→ **WHAT IS ASKED**
Extract the data exactly, missing nothing.

→ **SOURCE DATA**

========================================

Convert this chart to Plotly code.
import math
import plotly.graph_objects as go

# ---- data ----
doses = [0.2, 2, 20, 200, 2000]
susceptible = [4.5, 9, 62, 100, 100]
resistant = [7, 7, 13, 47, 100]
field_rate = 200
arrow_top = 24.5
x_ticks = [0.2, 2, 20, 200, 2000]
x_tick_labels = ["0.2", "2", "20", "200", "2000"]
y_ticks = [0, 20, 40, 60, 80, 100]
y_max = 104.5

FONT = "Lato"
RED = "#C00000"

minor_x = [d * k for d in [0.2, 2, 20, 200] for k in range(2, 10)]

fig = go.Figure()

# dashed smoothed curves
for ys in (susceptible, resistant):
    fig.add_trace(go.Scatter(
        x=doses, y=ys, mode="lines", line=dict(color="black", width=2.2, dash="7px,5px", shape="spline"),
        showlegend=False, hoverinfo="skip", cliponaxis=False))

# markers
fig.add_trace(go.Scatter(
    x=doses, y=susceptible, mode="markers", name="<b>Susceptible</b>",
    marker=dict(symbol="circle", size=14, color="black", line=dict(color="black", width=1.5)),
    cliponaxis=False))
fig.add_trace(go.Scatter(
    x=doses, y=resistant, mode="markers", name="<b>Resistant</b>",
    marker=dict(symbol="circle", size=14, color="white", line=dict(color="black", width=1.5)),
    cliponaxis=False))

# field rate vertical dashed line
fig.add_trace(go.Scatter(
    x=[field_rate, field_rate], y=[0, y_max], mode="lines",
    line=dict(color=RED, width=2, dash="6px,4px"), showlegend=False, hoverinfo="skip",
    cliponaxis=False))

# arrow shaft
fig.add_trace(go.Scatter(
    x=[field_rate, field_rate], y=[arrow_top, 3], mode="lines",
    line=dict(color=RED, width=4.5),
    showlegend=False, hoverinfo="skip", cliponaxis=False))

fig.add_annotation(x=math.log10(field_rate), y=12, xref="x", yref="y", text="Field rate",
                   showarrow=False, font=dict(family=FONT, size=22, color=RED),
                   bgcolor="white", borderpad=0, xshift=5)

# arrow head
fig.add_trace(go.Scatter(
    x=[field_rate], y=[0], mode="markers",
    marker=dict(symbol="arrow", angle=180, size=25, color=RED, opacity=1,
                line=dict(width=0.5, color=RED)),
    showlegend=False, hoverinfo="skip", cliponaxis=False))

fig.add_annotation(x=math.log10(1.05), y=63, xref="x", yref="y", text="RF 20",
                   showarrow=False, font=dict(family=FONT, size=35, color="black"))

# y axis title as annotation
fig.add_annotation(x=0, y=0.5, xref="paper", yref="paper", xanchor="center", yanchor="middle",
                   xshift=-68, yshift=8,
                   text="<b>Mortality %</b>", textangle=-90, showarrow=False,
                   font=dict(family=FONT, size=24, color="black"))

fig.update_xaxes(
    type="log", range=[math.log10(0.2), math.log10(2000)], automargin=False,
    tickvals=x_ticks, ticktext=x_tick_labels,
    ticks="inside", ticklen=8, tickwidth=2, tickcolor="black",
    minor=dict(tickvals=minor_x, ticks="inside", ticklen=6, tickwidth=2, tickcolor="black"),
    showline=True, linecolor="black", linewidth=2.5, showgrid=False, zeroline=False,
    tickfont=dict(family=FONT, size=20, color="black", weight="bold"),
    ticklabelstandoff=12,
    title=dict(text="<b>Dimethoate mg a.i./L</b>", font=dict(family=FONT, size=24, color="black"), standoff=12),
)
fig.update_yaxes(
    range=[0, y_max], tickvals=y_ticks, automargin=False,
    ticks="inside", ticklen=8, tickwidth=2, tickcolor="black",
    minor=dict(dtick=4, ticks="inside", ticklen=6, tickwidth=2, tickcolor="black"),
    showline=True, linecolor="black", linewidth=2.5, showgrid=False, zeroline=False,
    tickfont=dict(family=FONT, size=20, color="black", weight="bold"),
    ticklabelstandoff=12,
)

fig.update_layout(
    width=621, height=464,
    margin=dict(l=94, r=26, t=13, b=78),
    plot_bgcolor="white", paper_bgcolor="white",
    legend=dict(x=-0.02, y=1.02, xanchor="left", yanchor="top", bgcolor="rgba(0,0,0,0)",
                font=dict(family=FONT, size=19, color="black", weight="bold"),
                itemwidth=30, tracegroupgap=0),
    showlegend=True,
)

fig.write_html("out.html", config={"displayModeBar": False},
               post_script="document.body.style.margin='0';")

========================================

→ **FINAL RESULT**
Convert this chart to Plotly code.
import math
import plotly.graph_objects as go

# ---- data ----
doses = [0.2, 2, 20, 200, 2000]
susceptible = [4.5, 9, 62, 100, 100]
resistant = [7, 7, 13, 47, 100]
field_rate = 200
arrow_top = 24.5
x_ticks = [0.2, 2, 20, 200, 2000]
x_tick_labels = ["0.2", "2", "20", "200", "2000"]
y_ticks = [0, 20, 40, 60, 80, 100]
y_max = 104.5

FONT = "Lato"
RED = "#C00000"

minor_x = [d * k for d in [0.2, 2, 20, 200] for k in range(2, 10)]

fig = go.Figure()

# dashed smoothed curves
for ys in (susceptible, resistant):
    fig.add_trace(go.Scatter(
        x=doses, y=ys, mode="lines", line=dict(color="black", width=2.2, dash="7px,5px", shape="spline"),
        showlegend=False, hoverinfo="skip", cliponaxis=False))

# markers
fig.add_trace(go.Scatter(
    x=doses, y=susceptible, mode="markers", name="<b>Susceptible</b>",
    marker=dict(symbol="circle", size=14, color="black", line=dict(color="black", width=1.5)),
    cliponaxis=False))
fig.add_trace(go.Scatter(
    x=doses, y=resistant, mode="markers", name="<b>Resistant</b>",
    marker=dict(symbol="circle", size=14, color="white", line=dict(color="black", width=1.5)),
    cliponaxis=False))

# field rate vertical dashed line
fig.add_trace(go.Scatter(
    x=[field_rate, field_rate], y=[0, y_max], mode="lines",
    line=dict(color=RED, width=2, dash="6px,4px"), showlegend=False, hoverinfo="skip",
    cliponaxis=False))

# arrow shaft
fig.add_trace(go.Scatter(
    x=[field_rate, field_rate], y=[arrow_top, 3], mode="lines",
    line=dict(color=RED, width=4.5),
    showlegend=False, hoverinfo="skip", cliponaxis=False))

fig.add_annotation(x=math.log10(field_rate), y=12, xref="x", yref="y", text="Field rate",
                   showarrow=False, font=dict(family=FONT, size=22, color=RED),
                   bgcolor="white", borderpad=0, xshift=5)

# arrow head
fig.add_trace(go.Scatter(
    x=[field_rate], y=[0], mode="markers",
    marker=dict(symbol="arrow", angle=180, size=25, color=RED, opacity=1,
                line=dict(width=0.5, color=RED)),
    showlegend=False, hoverinfo="skip", cliponaxis=False))

fig.add_annotation(x=math.log10(1.05), y=63, xref="x", yref="y", text="RF 20",
                   showarrow=False, font=dict(family=FONT, size=35, color="black"))

# y axis title as annotation
fig.add_annotation(x=0, y=0.5, xref="paper", yref="paper", xanchor="center", yanchor="middle",
                   xshift=-68, yshift=8,
                   text="<b>Mortality %</b>", textangle=-90, showarrow=False,
                   font=dict(family=FONT, size=24, color="black"))

fig.update_xaxes(
    type="log", range=[math.log10(0.2), math.log10(2000)], automargin=False,
    tickvals=x_ticks, ticktext=x_tick_labels,
    ticks="inside", ticklen=8, tickwidth=2, tickcolor="black",
    minor=dict(tickvals=minor_x, ticks="inside", ticklen=6, tickwidth=2, tickcolor="black"),
    showline=True, linecolor="black", linewidth=2.5, showgrid=False, zeroline=False,
    tickfont=dict(family=FONT, size=20, color="black", weight="bold"),
    ticklabelstandoff=12,
    title=dict(text="<b>Dimethoate mg a.i./L</b>", font=dict(family=FONT, size=24, color="black"), standoff=12),
)
fig.update_yaxes(
    range=[0, y_max], tickvals=y_ticks, automargin=False,
    ticks="inside", ticklen=8, tickwidth=2, tickcolor="black",
    minor=dict(dtick=4, ticks="inside", ticklen=6, tickwidth=2, tickcolor="black"),
    showline=True, linecolor="black", linewidth=2.5, showgrid=False, zeroline=False,
    tickfont=dict(family=FONT, size=20, color="black", weight="bold"),
    ticklabelstandoff=12,
)

fig.update_layout(
    width=621, height=464,
    margin=dict(l=94, r=26, t=13, b=78),
    plot_bgcolor="white", paper_bgcolor="white",
    legend=dict(x=-0.02, y=1.02, xanchor="left", yanchor="top", bgcolor="rgba(0,0,0,0)",
                font=dict(family=FONT, size=19, color="black", weight="bold"),
                itemwidth=30, tracegroupgap=0),
    showlegend=True,
)

fig.write_html("out.html", config={"displayModeBar": False},
               post_script="document.body.style.margin='0';")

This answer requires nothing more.